With a 2 day event with over 50 sessions and 150 staff and students in attendance on both days it was a celebration of the power of partnerships. Colleges and universities from across the UK attended and presented on their work with most sessions being either student led or jointly presented with staff.
The themes of the conference show how wide spread and varied student partners now are across the sector:
1 Keeping student engagement and partnership relevant in an age of change
2 Researching, evaluating and evidencing effective engagement and partnership
3 Developing digital capabilities in an ever changing landscape
4 Ensuring the student voice is heard and the feedback loop is closed
5 Student-staff partnerships to support innovation and inclusivity in the curriculum
6 Entrepreneurship and innovation showcase
Day 1 highlights
It was a privilege to hear Colette Fletcher, Assistant Vice-Chancellor, University of Winchester and Tali Atvars, Student Union President, Winchester Student Union open the conference with their keynote offering top tips for effective partnerships. This was truly demonstrated by their presentation and you could see the strong ethos of mutual respect, honesty and understanding coming into play.
This set the spirit for the conference and the conference graphic summarised these top tips for effective partnerships:
One of the key themes I noted from the sessions I attended was the role student partners/ambassadors/champions are playing in supporting the developing of staff and students’ digital capability. There were many sessions where students were working with staff on TEL related projects, on supporting staff with their use of new VLEs, on offering staff ideas on how they could use a range of tools or apps to support their teaching. Presentations from Sheffield Hallam University, UCL Changemakers, the University of Hertfordshire and City of Islington College we’re using this approach and showing the benefits both for staff and students.
Day 1 ended on a high with the launch of the 6th edition of the CAN inspired Journal of Educational Innovation, Partnerships and Change by Dawn Lees from University of Exeter. This edition brings together work presented at the 5th CAN conference and offers a valuable collection of case studies, papers, opinion pieces and video case studies on how partnerships are being embedded into practice.
The development of the Journal has been led by Simon Walker and the 6 editions have had over 17,000 downloads from the UK and across the globe. Evidence again of the impact of partnerships. I am very proud to be co-editor of the Journal and to see the call for contributions to the 7th edition announced at the conference by Tom Lowe with the University of Winchester taking over the editorial lead for this edition.
After an evening of relaxed networking and rich conversations, day 2 started with an inspirational keynote from Tansy Jessop, Professor of Research Informed Teaching, Southampton Solent University. Having followed Tansy’s work over the years on TESTA and the Jisc FASTECH projects, it was a privilege to listen to he thoughtful and provoking keynote.

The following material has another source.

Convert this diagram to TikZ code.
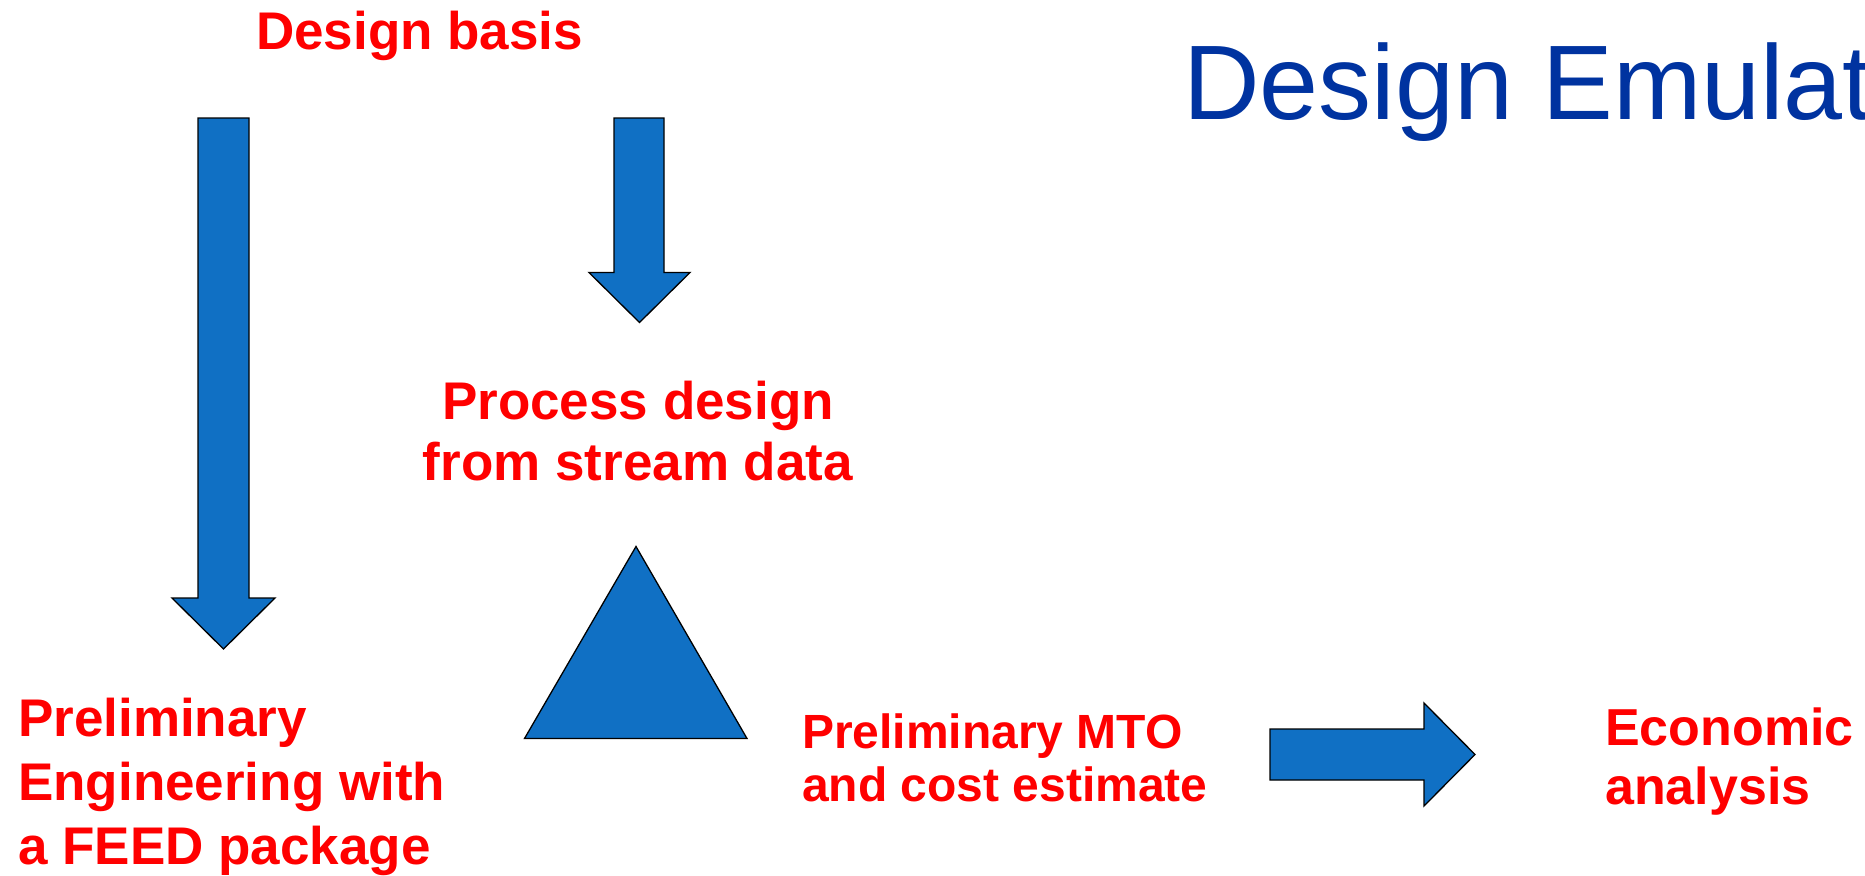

Tansy challenged us to think about the value of higher education, what we think students expect and what students actually do expect from their educational experiences.
We were challenged to ‘Read more, write more’ and had the opportunity to write a reflective poem ourselves! I so enjoyed the chance to reflect on our own practice, not something we often get a chance to do in the fast paced world we live in. Thank you Tansy for opening our minds and for such a valuable presentation.
Day 2 offered a rich smorgasbord of practice with so many inspiring sessions that it was hard to make a choice. We were fortunate to have the brilliant work of Ada Jusic (@adajusic) who captured the themes and key messages of the sessions to weave into our conference tapestry!
One of the highlights of all CAN conferences is the student panel and we were fortunate to have 5 student partners join us for the panel representing University of Winchester, Epping Forest College, Keele University and Imperial College. The panellists embodied the benefits partnerships bring – with our students speaking about how they roles as students partners had enabled them to develop their confidence, digital skills, team working skills, presentation skills and much more. Importantly all our panellists recognised that their experiences were going to support them in their progression into the work place or into higher education for our two FE students. That is the true power of partnerships!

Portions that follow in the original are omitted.